Part 2, Loss, stars the director's daughter (who is absolutely adorable). She plays Pearl, an 8-year-old girl who tends to wander off and end up in other people's cars. That's the problem with having dead parents (theme #2, again!) and living with your kinda-crazy uncle. You wanna make it worse, go ahead and eat all those brownies you found in that car. Oops, those are "adult" brownies. While coming down, wander around town and learn that the tooth fairy is not in fact your friend's dad from across the street. In fact, the tooth fairy doesn't exist at all!

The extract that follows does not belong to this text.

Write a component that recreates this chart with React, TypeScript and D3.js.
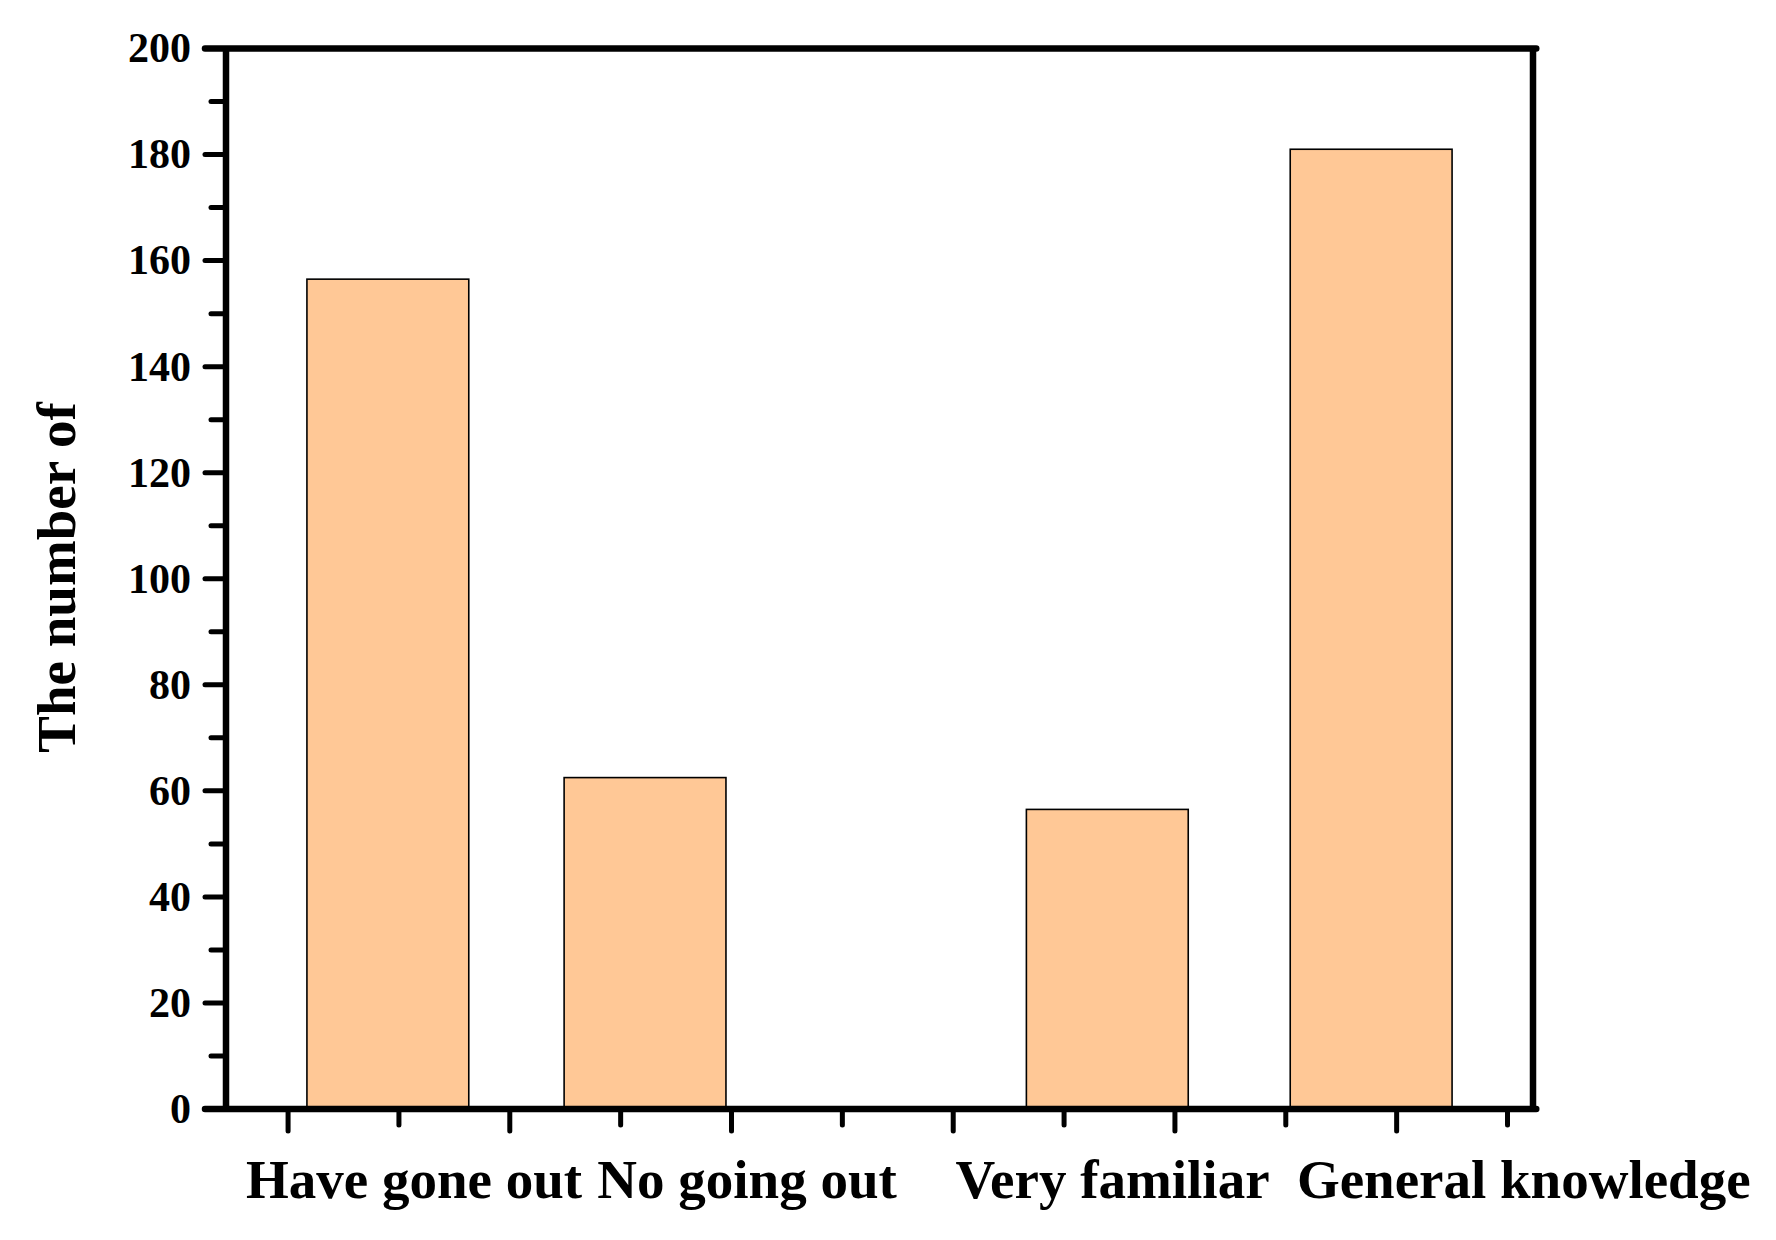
import React from "react";
import * as d3 from "d3";

const categories = ["Have gone out", "No going out", "Very familiar", "General knowledge"];
const values = [156.5, 62.5, 56.5, 181];
// bar centre positions in x-axis units
const barPos = [0.9, 3.22, 7.39, 9.77];
// label start positions in x-axis units
const labelPos = [-0.38, 2.79, 6.02, 9.1];
const yTicks = [0, 20, 40, 60, 80, 100, 120, 140, 160, 180, 200];
const yMinorTicks = [10, 30, 50, 70, 90, 110, 130, 150, 170, 190];
const xTicks = [0, 1, 2, 3, 4, 5, 6, 7, 8, 9, 10, 11];
const yTitle = "The number of";

const W = 1776;
const H = 1240;
const left = 226;
const right = 1533;
const top = 48.5;
const bottom = 1109;
const barWidthUnits = 1.46;
const FONT = "'Liberation Serif', 'Times New Roman', serif";

export default function App() {
  const x = d3.scaleLinear().domain([-0.56, 11.23]).range([left, right]);
  const y = d3.scaleLinear().domain([0, 200]).range([bottom, top]);
  const bw = x(barWidthUnits) - x(0);
  const lw = 6.5;

  return (
    <svg
      width={W}
      height={H}
      style={{ position: "absolute", left: 0, top: 0, display: "block", background: "#fff" }}
    >
      {/* bars */}
      {values.map((v, i) => (
        <rect
          key={categories[i]}
          x={x(barPos[i]) - bw / 2}
          y={y(v)}
          width={bw}
          height={y(0) - y(v)}
          fill="#FFC896"
          stroke="#000"
          strokeWidth={1.6}
        />
      ))}

      {/* frame */}
      <line x1={205} x2={right + lw / 2} y1={top} y2={top} stroke="#000" strokeWidth={lw} strokeLinecap="round" />
      <line x1={205} x2={right + lw / 2} y1={bottom} y2={bottom} stroke="#000" strokeWidth={lw} strokeLinecap="round" />
      <line x1={left} x2={left} y1={top} y2={bottom} stroke="#000" strokeWidth={lw} />
      <line x1={right} x2={right} y1={top} y2={bottom} stroke="#000" strokeWidth={lw} />

      {/* y ticks */}
      {yTicks.map((t) => (
        <g key={"y" + t}>
          <line x1={205} x2={left} y1={y(t)} y2={y(t)} stroke="#000" strokeWidth={5} strokeLinecap="round" />
          <text
            x={191}
            y={y(t)}
            dy="0.33em"
            textAnchor="end"
            fontFamily={FONT}
            fontWeight="bold"
            fontSize={42}
            fill="#000"
          >
            {t}
          </text>
        </g>
      ))}
      {yMinorTicks.map((t) => (
        <line key={"ym" + t} x1={211} x2={left} y1={y(t)} y2={y(t)} stroke="#000" strokeWidth={5} strokeLinecap="round" />
      ))}

      {/* x ticks */}
      {xTicks.map((t) => (
        <line
          key={"x" + t}
          x1={x(t)}
          x2={x(t)}
          y1={bottom}
          y2={t % 2 === 0 ? 1131 : 1125}
          stroke="#000"
          strokeWidth={5}
          strokeLinecap="round"
        />
      ))}

      {/* x labels */}
      {categories.map((c, i) => (
        <text
          key={"l" + c}
          x={x(labelPos[i])}
          y={1198}
          textAnchor="start"
          fontFamily={FONT}
          fontWeight="bold"
          fontSize={55}
          fill="#000"
        >
          {c}
        </text>
      ))}

      {/* y title */}
      <text
        transform={`translate(75, 577.5) rotate(-90)`}
        textAnchor="middle"
        fontFamily={FONT}
        fontWeight="bold"
        fontSize={55}
        fill="#000"
      >
        {yTitle}
      </text>
    </svg>
  );
}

And finally part 3, Ignorance. Ralph is a wealthy man. His sports his well-trimmed beard with pride, sort of like a fake posh British accent, it opens certain doors for him. Until he realizes, in an epiphany, that he doesn't know any black people. Well, that's just wrong, but you don't run along the street just looking for black people to meet, do you? Know, it has to happen naturally. Of course, there are things you can do to make it more likely, I suppose?
Yeah, this movie was fucking crazy, and I loved it. Here's the director Chusy with I believe the DP Patrick Rousseau:


And finally, the heartwarming documentary "Les Paul: Chasing Sound", which starts with Les Paul's 90th birthday (theme #1!). Les Paul, of course, invented the electric guitar, played music since the 30's, and still freakin' jams today! Without Les Paul, music as we know it wouldn't exist. Not only did he invent the electric guitar, he invented overdubbing. This movie is filled with humor, historical performances, and whole lot of fun. It's just a celebration of an amazing man, and his awesome career. In a way, it's kind of exhausting, packing 90 years of music into just 86 minutes, it's a very dense film. And he did so much, it could easily expand into a series of documentaries, each focusing on just one decade of his career (which would make it an 8-disc box set!) Whew!

And that was Tuesday at Cinequest. Hey, I'm almost caught up on all my films.